## Provided material
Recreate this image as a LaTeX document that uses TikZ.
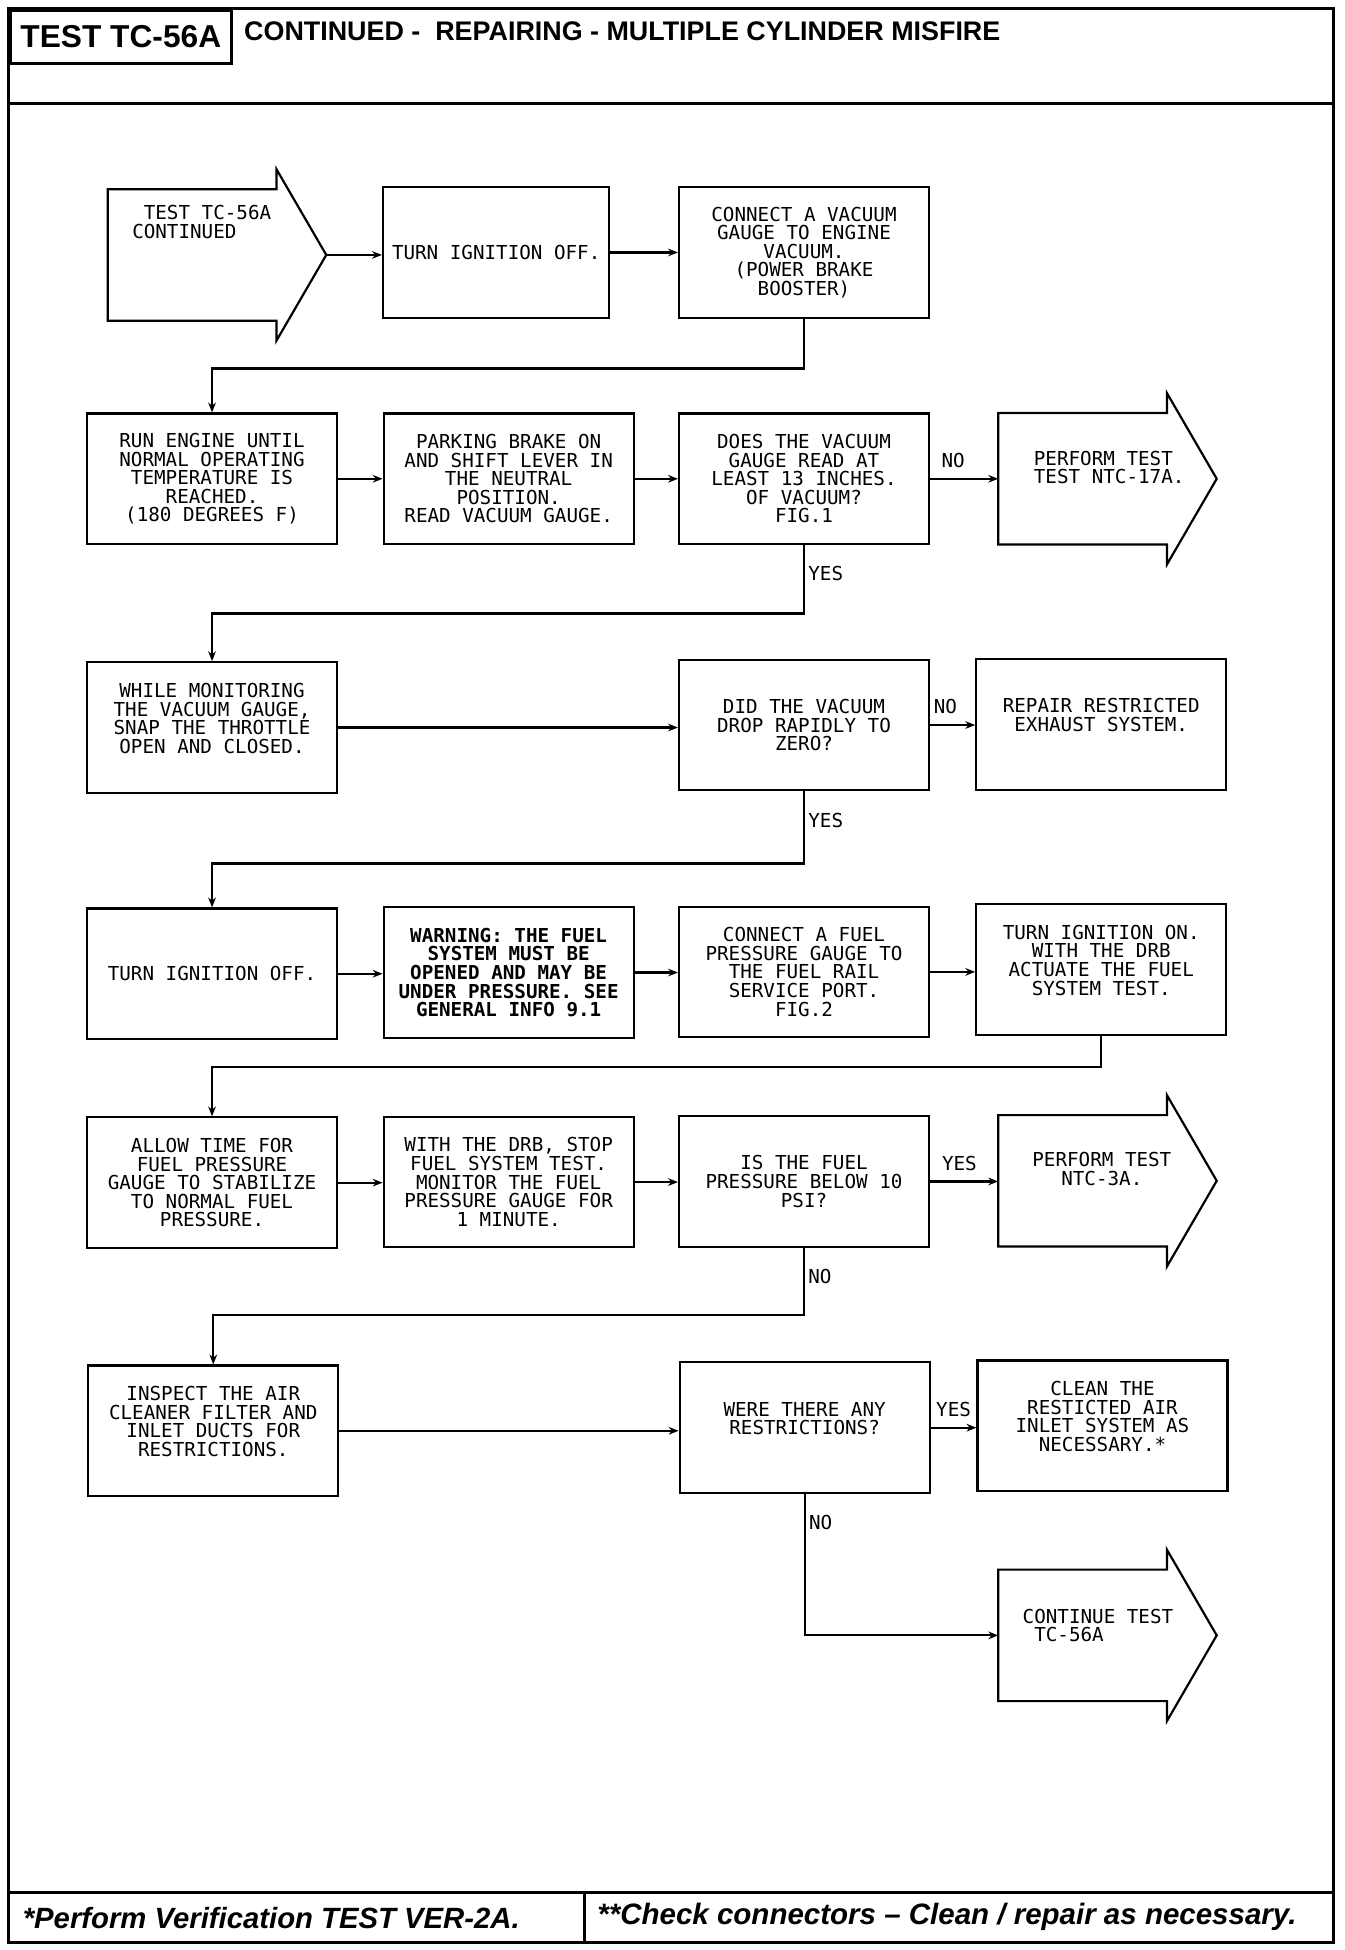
\documentclass[tikz,border=0pt]{standalone}
\usepackage{fontspec}
\usetikzlibrary{arrows.meta,calc}
\newfontfamily\plotfont{DejaVu Sans Mono}
\newfontfamily\headfont{Liberation Sans}
\newcommand\plotfnt{\plotfont\fontsize{8.8}{8.5}\selectfont}

\begin{document}
\begin{tikzpicture}[x=0.2mm,y=-0.2mm,
    frm/.style={line width=1.3pt},
    stepbox/.style={draw,line width=1pt,minimum width=40.2mm,minimum height=21mm,
      inner sep=0pt,align=center,font=\plotfnt},
    flag/.style={minimum width=27mm,minimum height=21mm,inner sep=0pt},
    txt/.style={inner sep=0pt,font=\plotfnt},
    ans/.style={inner sep=1.5pt,font=\plotfnt},
    link/.style={line width=1pt,-{Stealth[length=4.5pt,width=3.5pt]}}]
    \useasboundingbox (0,0) rectangle (1081,1568);
    % frame, header and footer
    \draw[frm] (7,7) rectangle (1072,1562);
    \draw[frm] (7,83) -- (1072,83);
    \draw[frm] (7,1522) -- (1072,1522);
    \draw[frm] (470,1522) -- (470,1562);
    \node[draw,frm,anchor=north west,minimum width=35.6mm,minimum height=8.6mm,
      inner sep=0pt,font=\headfont\bfseries\fontsize{14.5}{16}\selectfont]
      (ttl) at (7,7) {TEST TC-56A};
    \node[anchor=west,inner sep=0pt,font=\headfont\bfseries\fontsize{12.3}{14}\selectfont]
      (hdr) at (196,25) {CONTINUED -\ \ REPAIRING - MULTIPLE CYLINDER MISFIRE};
    \node[anchor=west,inner sep=0pt,font=\headfont\bfseries\itshape\fontsize{13.4}{15}\selectfont]
      (ftl) at (18,1542) {*Perform Verification TEST VER-2A.};
    \node[anchor=west,inner sep=0pt,font=\headfont\bfseries\itshape\fontsize{13.5}{15}\selectfont]
      (ftr) at (480,1541) {**Check connectors – Clean / repair as necessary.};

    % row 1
    \node[flag] (a0) at (154.5,205) {};
    \node[stepbox,minimum width=36.4mm] (b12) at (399,203) {TURN IGNITION OFF.};
    \node[stepbox] (b13) at (646.5,203)
      {CONNECT A VACUUM\\GAUGE TO ENGINE\\VACUUM.\\(POWER BRAKE\\BOOSTER)};
    % row 2
    \node[stepbox] (b21) at (170.5,385)
      {RUN ENGINE UNTIL\\NORMAL OPERATING\\TEMPERATURE IS\\REACHED.\\(180 DEGREES F)};
    \node[stepbox] (b22) at (409,385)
      {PARKING BRAKE ON\\AND SHIFT LEVER IN\\THE NEUTRAL\\POSITION.\\READ VACUUM GAUGE.};
    \node[stepbox] (b23) at (646.5,385)
      {DOES THE VACUUM\\GAUGE READ AT\\LEAST 13 INCHES.\\OF VACUUM?\\FIG.1};
    \node[flag] (a24) at (870.5,385) {};
    % row 3
    \node[stepbox] (b31) at (170.5,585)
      {WHILE MONITORING\\THE VACUUM GAUGE,\\SNAP THE THROTTLE\\OPEN AND CLOSED.\\\mbox{}};
    \node[stepbox] (b33) at (646.5,583)
      {DID THE VACUUM\\DROP RAPIDLY TO\\ZERO?};
    \node[stepbox] (b34) at (885.5,582.5)
      {REPAIR RESTRICTED\\EXHAUST SYSTEM.\\\mbox{}};
    % row 4
    \node[stepbox] (b41) at (170.5,783) {TURN IGNITION OFF.};
    \node[stepbox,font=\plotfnt\bfseries] (b42) at (409,782)
      {WARNING: THE FUEL\\SYSTEM MUST BE\\OPENED AND MAY BE\\UNDER PRESSURE. SEE\\GENERAL INFO 9.1};
    \node[stepbox] (b43) at (646.5,781.5)
      {CONNECT A FUEL\\PRESSURE GAUGE TO\\THE FUEL RAIL\\SERVICE PORT.\\FIG.2};
    \node[stepbox] (b44) at (885.5,779.5)
      {TURN IGNITION ON.\\WITH THE DRB\\ACTUATE THE FUEL\\SYSTEM TEST.\\\mbox{}};
    % row 5
    \node[stepbox] (b51) at (170.5,951)
      {ALLOW TIME FOR\\FUEL PRESSURE\\GAUGE TO STABILIZE\\TO NORMAL FUEL\\PRESSURE.};
    \node[stepbox] (b52) at (409,950.5)
      {WITH THE DRB, STOP\\FUEL SYSTEM TEST.\\MONITOR THE FUEL\\PRESSURE GAUGE FOR\\1 MINUTE.};
    \node[stepbox] (b53) at (646.5,950)
      {IS THE FUEL\\PRESSURE BELOW 10\\PSI?};
    \node[flag] (a54) at (870.5,949.5) {};
    % row 6
    \node[stepbox] (b61) at (171.5,1150.5)
      {INSPECT THE AIR\\CLEANER FILTER AND\\INLET DUCTS FOR\\RESTRICTIONS.\\\mbox{}};
    \node[stepbox] (b63) at (647,1148)
      {WERE THERE ANY\\RESTRICTIONS?\\\mbox{}};
    \node[stepbox] (b64) at (886.5,1146.5)
      {CLEAN THE\\RESTICTED AIR\\INLET SYSTEM AS\\NECESSARY.*\\\mbox{}};
    \node[flag] (a74) at (870.5,1315) {};

    % big arrow outlines
    \foreach \f in {a0,a24,a54,a74}{
      \draw[line width=1pt] (\f.north east) -- (\f.north west) -- (\f.south west)
        -- (\f.south east) -- ++(0,16) -- ($(\f.east)+(40,0)$)
        -- ($(\f.north east)+(0,-16)$) -- cycle;
    }
    \coordinate (a0tip) at ($(a0.east)+(40,0)$);
    \node[txt,align=left,anchor=west] (a0t) at (106,178.5)
      {\hphantom{T}TEST TC-56A\\CONTINUED};
    \node[txt,align=left,anchor=west] (a24t) at (831,376)
      {PERFORM TEST\\TEST NTC-17A.};
    \node[txt,align=center] (a54t) at (886,940) {PERFORM TEST\\NTC-3A.};
    \node[txt,align=left,anchor=west] (a74t) at (822,1307)
      {CONTINUE TEST\\\hphantom{T}TC-56A};

    % connectors
    \draw[link] (a0tip) -- (a0tip -| b12.west);
    \draw[link] (b12.east) -- (b12.east -| b13.west);
    \draw[link] (b13.south) -- ++(0,40) -| (b21.north);
    \draw[link] (b21.east) -- (b21.east -| b22.west);
    \draw[link] (b22.east) -- (b22.east -| b23.west);
    \draw[link] (b23.east) -- node[ans,above=3pt,pos=0.34] (no1) {NO} (b23.east -| a24.west);
    \draw[link] (b23.south) -- node[ans,right,pos=0.42] (yes1) {YES} ++(0,55) -| (b31.north);
    \draw[link] (b31.east) -- (b31.east -| b33.west);
    \draw[link] (b33.east) -- node[ans,above=3pt,pos=0.34] (no2) {NO} (b33.east -| b34.west);
    \draw[link] (b33.south) -- node[ans,right,pos=0.41] (yes2) {YES} ++(0,58) -| (b41.north);
    \draw[link] (b41.east) -- (b41.east -| b42.west);
    \draw[link] (b42.east) -- (b42.east -| b43.west);
    \draw[link] (b43.east) -- (b43.east -| b44.west);
    \draw[link] (b44.south) -- ++(0,25) -| (b51.north);
    \draw[link] (b51.east) -- (b51.east -| b52.west);
    \draw[link] (b52.east) -- (b52.east -| b53.west);
    \draw[link] (b53.east) -- node[ans,above=3pt,pos=0.43] (yes3) {YES} (b53.east -| a54.west);
    \draw[link] (b53.south) -- node[ans,right,pos=0.43] (no3) {NO} ++(0,54) -| (b61.north);
    \draw[link] (b61.east) -- (b61.east -| b63.west);
    \draw[link] (b63.east) -- node[ans,above=3pt,pos=0.5] (yes4) {YES} (b63.east -| b64.west);
    \draw[link] (b63.south) |- node[ans,right,pos=0.1] (no4) {NO} (a74.west);
\end{tikzpicture}
\end{document}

## Brief
Reproduce the material above from its first line through the line containing "(ftr) at (480,1541)", both ends included, and skip every picture.

## The completed task
Recreate this image as a LaTeX document that uses TikZ.
\documentclass[tikz,border=0pt]{standalone}
\usepackage{fontspec}
\usetikzlibrary{arrows.meta,calc}
\newfontfamily\plotfont{DejaVu Sans Mono}
\newfontfamily\headfont{Liberation Sans}
\newcommand\plotfnt{\plotfont\fontsize{8.8}{8.5}\selectfont}

\begin{document}
\begin{tikzpicture}[x=0.2mm,y=-0.2mm,
    frm/.style={line width=1.3pt},
    stepbox/.style={draw,line width=1pt,minimum width=40.2mm,minimum height=21mm,
      inner sep=0pt,align=center,font=\plotfnt},
    flag/.style={minimum width=27mm,minimum height=21mm,inner sep=0pt},
    txt/.style={inner sep=0pt,font=\plotfnt},
    ans/.style={inner sep=1.5pt,font=\plotfnt},
    link/.style={line width=1pt,-{Stealth[length=4.5pt,width=3.5pt]}}]
    \useasboundingbox (0,0) rectangle (1081,1568);
    % frame, header and footer
    \draw[frm] (7,7) rectangle (1072,1562);
    \draw[frm] (7,83) -- (1072,83);
    \draw[frm] (7,1522) -- (1072,1522);
    \draw[frm] (470,1522) -- (470,1562);
    \node[draw,frm,anchor=north west,minimum width=35.6mm,minimum height=8.6mm,
      inner sep=0pt,font=\headfont\bfseries\fontsize{14.5}{16}\selectfont]
      (ttl) at (7,7) {TEST TC-56A};
    \node[anchor=west,inner sep=0pt,font=\headfont\bfseries\fontsize{12.3}{14}\selectfont]
      (hdr) at (196,25) {CONTINUED -\ \ REPAIRING - MULTIPLE CYLINDER MISFIRE};
    \node[anchor=west,inner sep=0pt,font=\headfont\bfseries\itshape\fontsize{13.4}{15}\selectfont]
      (ftl) at (18,1542) {*Perform Verification TEST VER-2A.};
    \node[anchor=west,inner sep=0pt,font=\headfont\bfseries\itshape\fontsize{13.5}{15}\selectfont]
      (ftr) at (480,1541) {**Check connectors – Clean / repair as necessary.};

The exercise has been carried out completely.